Tag Archives: garden

The garden boxes

Our gazebo has 3 garden boxes and each year I fill them with plants that are hearty and don’t need too much attention. I usually include some herbs/edibles, and this year they are basil and mint. The rest of our backyard garden are all perennials and so this small row of flowers is the only plants I put care into each year.

I often share that I’m not someone who particularly enjoys gardening. Just ask my neighbours who care for their lawns like I care for my kids. Meanwhile I don’t like like yard work and tending to my ugly lawn. But if I’m completely honest, I enjoy tending to these three little garden boxes.

I enjoy cutting basil to add to a salad or pasta sauce. I like the vibrant colours on our deck. And I like nurturing this small row of plants that don’t take too much time to care for. But if I’m completely honest, I also like that it’s pretty low maintenance. No weeding to worry about and just a quick check every couple days that the the soil isn’t too dry.

Still, these three little flower boxes bring me joy, and remind me that summer is finally here.

Yard work

I’ve probably written about this several times before, but I’m really not a fan of yard work. I don’t understand growing grass and making it nice and healthy, just so that it needs to be cut more often. I think weeds are prettier than a blanket of green grass. I understand watering a vegetable or herb garden, but flowers are made to be outside… if they don’t grow with the weather you have in your environment, then they are the wrong flowers to grow.

I love being outside, and I enjoy my back yard immensely. I want to spend time out in the sunshine. In fact, I’m about to assemble our above ground pool and I’m looking forward to putting a couple hours into this. So, it’s not that I don’t like doing chores outside, I just don’t like gardening, and cutting the grass, and weeding. Maybe one day, 30 years from now, if my knees and back are capable, I might fall in love with nurturing a garden. But right now, I’d rather sit in my back yard and enjoy the dandelions… if only my wife (and neighbours) agreed with me. 🙂

The garden

7 years ago we had a community day at Inquiry Hub Secondary when 3 students organized the construction of our school garden.
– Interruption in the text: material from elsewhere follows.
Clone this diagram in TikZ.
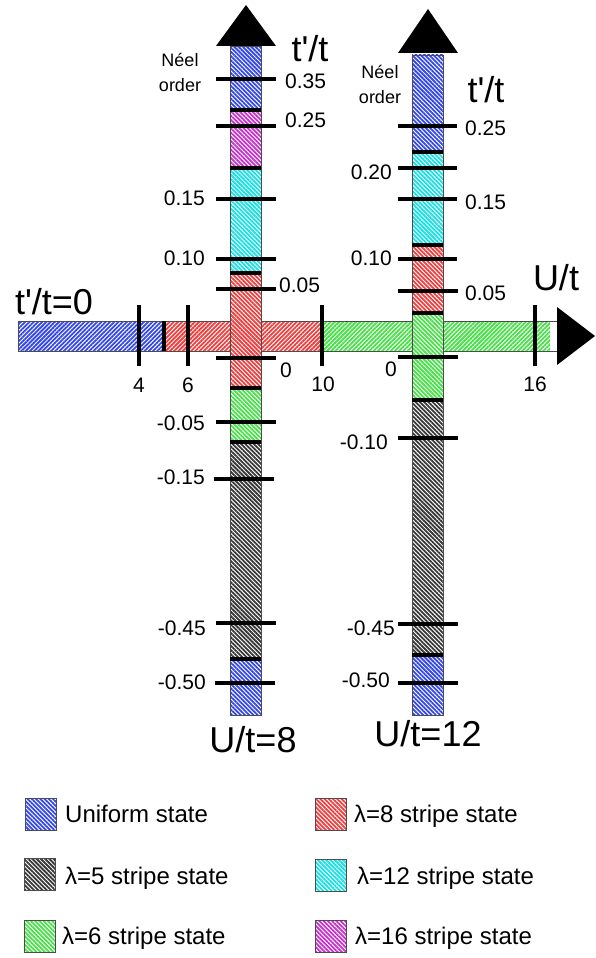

It was a wonderful day filled with food, family, and community support. But mostly it was about students showing pride in their school. Everything was organized by the students and the event was a complete success.


I’ve been thinking a lot about how empty the school feels these days. Students are working from home, and our garden is empty when this is the time it is usually thriving. It made me think about how some students thrive while others don’t.

Joe Truss asked in a Tweet:

The achievement gap is really the gap between ______ and _______.

And I responded:

…between
those that easily thrive
and
those that need to survive.

This has made me think about the inequality of what students deal with, in a metaphorical sense of a garden.

Some students are given every opportunity to grow… they are raised in a home like a garden filled with fertilizer, and they are given all the nutrients to not only sustain themselves, but to thrive.

Some students have a patch of dirt rather than a garden, and the elements support them sometimes, and sometimes the conditions are harsh.

Some students have parents and teachers who are good gardeners that know how to foster health and growth.

Some students have parents and teachers who are frustrated by their lack of growth and unaware as to how to foster healthy development.

Some students grow like weeds, regardless of the conditions and environment.

Many other students depend on those conditions, and can strive or just survive depending on how they are nurtured.

Schools aren’t perfect, but we can do a lot at schools to help give every student an opportunity to grow. We can be the wards of the community garden sustaining every child, and doing what we can to help them thrive.

Students are learning from home, but are schools still nurturing our students in the same way? Are we just giving them sustenance, or are we fostering opportunities to blossom?